Die Kanzlerin ist mit einem blauen Auge davongekommen. Die Zahl der Unions-Abgeordneten, die allen Appellen zum Trotz das neue Hilfspaket für Griechenland abgelehnt haben, ist nur geringfügig höher als beim letzten Mal. Auf eine Beschädigung ihrer Führungsleute wollten es viele, die bei CDU und CSU Zweifel haben am Kurs der Euro-Rettung, nicht ankommen lassen. Andererseits: Nicht ein Euro-Kritiker, der vor vier Wochen schon das Nein-Kärtchen zückte, hat sich jetzt von Kanzlerin und Finanzminister überzeugen und zur Zustimmung hinreißen lassen.

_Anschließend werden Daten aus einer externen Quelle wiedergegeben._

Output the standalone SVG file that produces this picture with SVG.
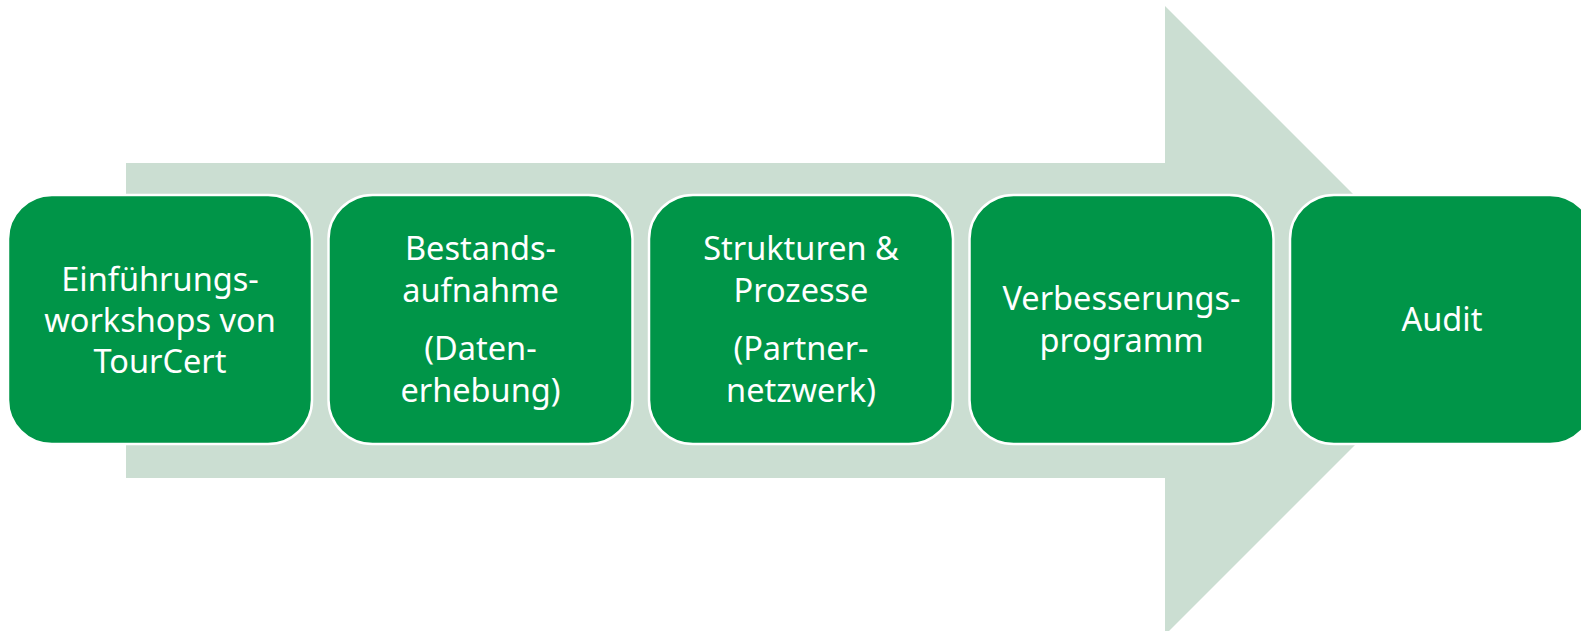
<svg xmlns="http://www.w3.org/2000/svg" width="1581" height="631" viewBox="0 0 1581 631">
<style>
.box{fill:#009548;stroke:#ffffff;stroke-width:2.5}
.t{font-family:"Noto Sans","Open Sans","Liberation Sans",sans-serif;font-size:32.5px;fill:#ffffff;text-anchor:middle}
</style>
<rect width="1581" height="631" fill="#ffffff"/>
<g id="arrow">
<path d="M126 163 H1165 V6 L1479.5 320.5 L1165 635 V478 H126 Z" fill="#cbded2"/>
</g>
<g id="connectors"></g>
<g id="n1">
<rect class="box" x="8" y="195" width="304" height="249" rx="44"/>
<text class="t" x="160" y="291">Einführungs-</text>
<text class="t" x="160" y="332">workshops von</text>
<text class="t" x="160" y="373">TourCert</text>
</g>
<g id="n2">
<rect class="box" x="328.5" y="195" width="304" height="249" rx="44"/>
<text class="t" x="480.5" y="260">Bestands-</text>
<text class="t" x="480.5" y="302">aufnahme</text>
<text class="t" x="480.5" y="360">(Daten-</text>
<text class="t" x="480.5" y="402">erhebung)</text>
</g>
<g id="n3">
<rect class="box" x="649" y="195" width="304" height="249" rx="44"/>
<text class="t" x="801" y="260">Strukturen &amp;</text>
<text class="t" x="801" y="302">Prozesse</text>
<text class="t" x="801" y="360">(Partner-</text>
<text class="t" x="801" y="402">netzwerk)</text>
</g>
<g id="n4">
<rect class="box" x="969.5" y="195" width="304" height="249" rx="44"/>
<text class="t" x="1121.5" y="310">Verbesserungs-</text>
<text class="t" x="1121.5" y="352">programm</text>
</g>
<g id="n5">
<rect class="box" x="1290" y="195" width="304" height="249" rx="44"/>
<text class="t" x="1442" y="331">Audit</text>
</g>
</svg>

Mindestens ein stabiles Fünftel der Unions-Abgeordneten trägt Merkels Politik nicht mit. Die Kanzlerin wird weiter lavieren – zwischen den massiven Vorbehalten hierzulande und dem Drängen vieler EU-Partner, von denen sich Europas wichtigste Regierungschefin nicht isolieren will. Auch künftig wird die Kanzlerin mehr Zugeständnisse für den Verbleib Griechenlands in der Euro-Zone machen, als sie gegenüber den Wählern und ihrer Partei einräumen mag. Schon jetzt ist dieser Spagat größer, als es der politischen Kultur des Landes zuträglich ist.
Es gibt gute Gründe, Griechenland noch eine Chance im Euro einzuräumen. Aber die Bundesregierung muss sich endlich ehrlich machen und den Bürgern die wahren finanziellen und politischen Kosten dieser Rettungsaktionen offenlegen. Die Taktik des Verschleierns mag kurzfristig funktionieren, aber der Preis ist hoch: Diese Art der Euro-Rettung höhlt die Glaubwürdigkeit der Politik und das Vertrauen in die verantwortlichen Akteure aus.